Rainy stay home kind of day.
So, I'm skipping the Derby and it is pouring down rain outside. I'm home alone with nothing pressing to do...
Entertain me!!
Horse walks into a bar,
bartender says;
"Why the long face.."
BaDaBoom!
Look into my eyes... you are getting sleepy. Now we're going to give you a sobriety test. Stand on one leg and beat your chest like Tarzan...
Okay, so I just tap danced....now....all you have to do is youtube ANYBODY tap dancing and know it was worse than that....you are welcome.
"How bout a joke?
So there is this dude named Sid who is plagued with daily headaches. As the days pass Sid is about to just give up and end it all. You see, he as tried every known remedy including acupuncture to no avail. He decides to travel to a very expensive but well regarded specialist in LA. He believes that this will be his last attempt at finding a cure.
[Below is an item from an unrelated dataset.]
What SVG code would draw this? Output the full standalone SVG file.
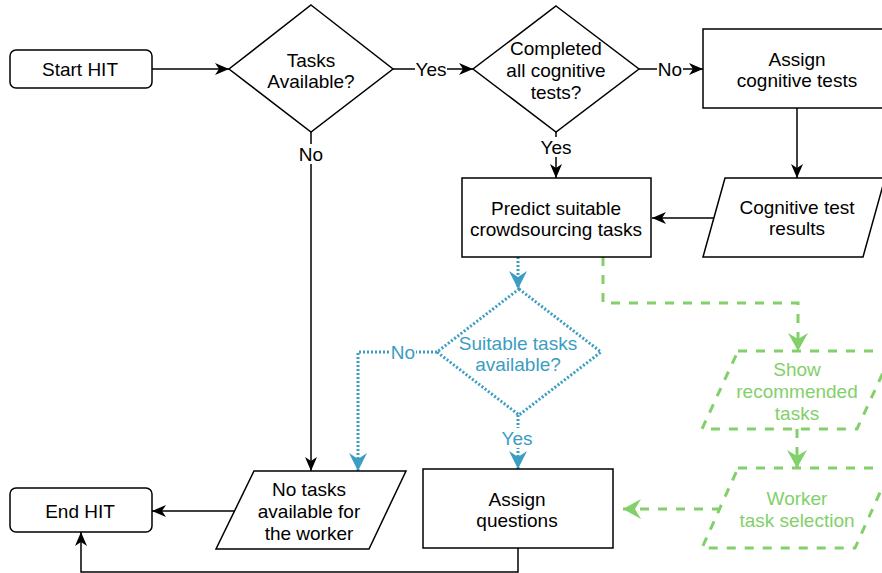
<svg xmlns="http://www.w3.org/2000/svg" width="882" height="573" viewBox="0 0 882 573">
<style>
  text { font-family: "Liberation Sans", Arial, Helvetica, sans-serif; font-size: 19px; text-anchor: middle; }
  .k { fill: #000; }
  .b { fill: #3B9DC1; }
  .g { fill: #82D06A; }
  .shape { fill: #fff; stroke: #000; stroke-width: 1.5; }
  .bshape { fill: #fff; stroke: #3B9DC1; stroke-width: 3; stroke-dasharray: 2 2; }
  .gshape { fill: #fff; stroke: #82D06A; stroke-width: 3; stroke-dasharray: 9 9; }
  .line { fill: none; stroke: #000; stroke-width: 1.5; }
  .bline { fill: none; stroke: #3B9DC1; stroke-width: 3; stroke-dasharray: 2 2; }
  .gline { fill: none; stroke: #82D06A; stroke-width: 3; stroke-dasharray: 9 9; }
  .lbl { fill: #fff; stroke: none; }
</style>
<defs>
  <marker id="ak" markerUnits="userSpaceOnUse" viewBox="-15 -8 16 16" refX="0" refY="0" markerWidth="16" markerHeight="16" orient="auto">
    <path d="M0,0 L-14,-6 L-10,0 L-14,6 Z" fill="#000"/>
  </marker>
  <marker id="ab" markerUnits="userSpaceOnUse" viewBox="-19 -10 20 20" refX="0" refY="0" markerWidth="20" markerHeight="20" orient="auto">
    <path d="M0,0 L-18,-9 L-12,0 L-18,9 Z" fill="#3B9DC1"/>
  </marker>
  <marker id="ag" markerUnits="userSpaceOnUse" viewBox="-19 -10 20 20" refX="0" refY="0" markerWidth="20" markerHeight="20" orient="auto">
    <path d="M0,0 L-18,-10 L-12,0 L-18,10 Z" fill="#82D06A"/>
  </marker>
</defs>
<rect width="882" height="573" fill="#fff"/>

<g id="connectors">
  <path class="line" d="M152,69 L229,69" marker-end="url(#ak)"/>
  <path class="line" d="M393,69 L473,69" marker-end="url(#ak)"/>
  <path class="line" d="M639,69 L703,69" marker-end="url(#ak)"/>
  <path class="line" d="M797,108 L797,178" marker-end="url(#ak)"/>
  <path class="line" d="M714,218 L652,218" marker-end="url(#ak)"/>
  <path class="line" d="M556,132 L556,178" marker-end="url(#ak)"/>
  <path class="line" d="M311,132 L311,471" marker-end="url(#ak)"/>
  <path class="line" d="M234,511 L152,511" marker-end="url(#ak)"/>
  <path class="line" d="M518,548 L518,572 L81,572 L81,532" marker-end="url(#ak)"/>
  <path class="bline" d="M518,257 L518,289" marker-end="url(#ab)"/>
  <path class="bline" d="M437,352 L358,352 L358,471" marker-end="url(#ab)"/>
  <path class="bline" d="M518,415 L518,469" marker-end="url(#ab)"/>
  <path class="gline" d="M603,257 L603,303 L798,303 L798,351" marker-end="url(#ag)"/>
  <path class="gline" d="M797,429 L797,468" marker-end="url(#ag)"/>
  <path class="gline" d="M721,509 L623,509" marker-end="url(#ag)"/>
  <!-- labels -->
  <rect class="lbl" x="415" y="59" width="32" height="20"/>
  <text class="k" x="431" y="75.5">Yes</text>
  <rect class="lbl" x="657" y="59" width="26" height="20"/>
  <text class="k" x="670" y="75.5">No</text>
  <rect class="lbl" x="540" y="137" width="32" height="20"/>
  <text class="k" x="556" y="153.5">Yes</text>
  <rect class="lbl" x="298" y="144" width="26" height="20"/>
  <text class="k" x="311" y="160.5">No</text>
  <rect class="lbl" x="390" y="342" width="26" height="20"/>
  <text class="b" x="403" y="358.5">No</text>
  <rect class="lbl" x="501" y="428" width="32" height="20"/>
  <text class="b" x="517" y="444.5">Yes</text>
</g>

<g id="start">
  <rect class="shape" x="10" y="50" width="142" height="38" rx="6"/>
  <text class="k" x="80" y="75.5">Start HIT</text>
</g>
<g id="tasks-available">
  <polygon class="shape" points="311,5 393,69 311,132 229,69"/>
  <text class="k" x="311" y="66.5">Tasks</text>
  <text class="k" x="311" y="87.5">Available?</text>
</g>
<g id="completed-tests">
  <polygon class="shape" points="556,6 639,69 556,132 473,69"/>
  <text class="k" x="556" y="54.5">Completed</text>
  <text class="k" x="556" y="77">all cognitive</text>
  <text class="k" x="556" y="98.5">tests?</text>
</g>
<g id="assign-cognitive">
  <rect class="shape" x="703" y="29" width="188" height="79"/>
  <text class="k" x="797" y="65.5">Assign</text>
  <text class="k" x="797" y="86.5">cognitive tests</text>
</g>
<g id="cognitive-results">
  <polygon class="shape" points="725,178 885,178 863,257 703,257"/>
  <text class="k" x="797" y="213.5">Cognitive test</text>
  <text class="k" x="797" y="234.5">results</text>
</g>
<g id="predict">
  <rect class="shape" x="462" y="178" width="189" height="79"/>
  <text class="k" x="556" y="214.5">Predict suitable</text>
  <text class="k" x="556" y="235.5">crowdsourcing tasks</text>
</g>
<g id="suitable-available">
  <polygon class="bshape" points="519,289 601,352 519,415 437,352"/>
  <text class="b" x="518" y="349.5">Suitable tasks</text>
  <text class="b" x="518" y="370.5">available?</text>
</g>
<g id="show-recommended">
  <polygon class="gshape" points="738,351 893,351 857,429 702,429"/>
  <text class="g" x="797" y="375.5">Show</text>
  <text class="g" x="797" y="397.5">recommended</text>
  <text class="g" x="797" y="419.5">tasks</text>
</g>
<g id="worker-selection">
  <polygon class="gshape" points="738,468 891,468 855,548 702,548"/>
  <text class="g" x="797" y="504.5">Worker</text>
  <text class="g" x="797" y="527">task selection</text>
</g>
<g id="assign-questions">
  <rect class="shape" x="423" y="469" width="190" height="79"/>
  <text class="k" x="517" y="505.5">Assign</text>
  <text class="k" x="517" y="526.5">questions</text>
</g>
<g id="no-tasks">
  <polygon class="shape" points="254,471 406,471 369,549 216,549"/>
  <text class="k" x="309" y="495.5">No tasks</text>
  <text class="k" x="309" y="517.5">available for</text>
  <text class="k" x="309" y="539.5">the worker</text>
</g>
<g id="end">
  <rect class="shape" x="10" y="488" width="142" height="44" rx="6"/>
  <text class="k" x="80" y="517.5">End HIT</text>
</g>
</svg>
Many tests are run at the Doctors office and he returns in 2 days for the results. With great trepidation he asks the Doc what he has found. " I have good news and bad news" says the specialist. "The good news is that we can resolve the headaches. The bad news is we will need to remove your testicles to accomplish this." Sid tells the doctor that he needs some time to
to think about this and leaves the office with serious indecision. The following morning Sid wakes up with the worst headache he has had yet. At this point he realizes there is just one option if he wants to go on living. He calls the doctor and with a quavering voice tells him he will opt for the testicalectomy. The results are immediate and complete. Sid is left with a great relief but it is accompanied with a loss of self-esteem. To help lift his spirits he decides to buy his first suit made and tailored by the best known craftsman in town. He is astounded when the wizened old man with a tape measure around his neck stares at him for a few moments and says, "You wear a 42 long coat, a 36" x 34.5" trouser and a 16" neck with 34" sleeves" Sid stands there in astonishment. "How could you know that just by looking at me?" he asks. "I have been doing this for 50 years and have a perfect record for judging a mans size just by looking at him"
The fitting goes perfectly until the old man asks if he would like some briefs to go with the suit. Sid agrees and the Tailer says, "You wear a 37" brief". Sid takes some pleasure in telling the man he is wrong. "No I don't" says Sid, "I wear a 34" brief. I guess your perfect record is broken". A look of great concern comes over the old man's face as he says, " Do not wear 34" briefs. They are too tight and you may get severe headaches.
Yeah, I know kind of long but we didn't have anything to do anyway, I'm also in KY watching the rain fall.
Too bad about the rain, I spoke with my Mom in Louisville and it sounds like the rest of the week they got lucky for all the festivities.I don't have a TV and can't think of anywhere here that would have it on.I am a sucker for My Old Kentucky Home politically correct or not
It is lovely and sunny here. what sort of entertainment would you like?
I'm trying to think of something entertaining to say, but when the pressure's on, it's tough...if I come up with something, I'll get back to you. It's rainy here, too.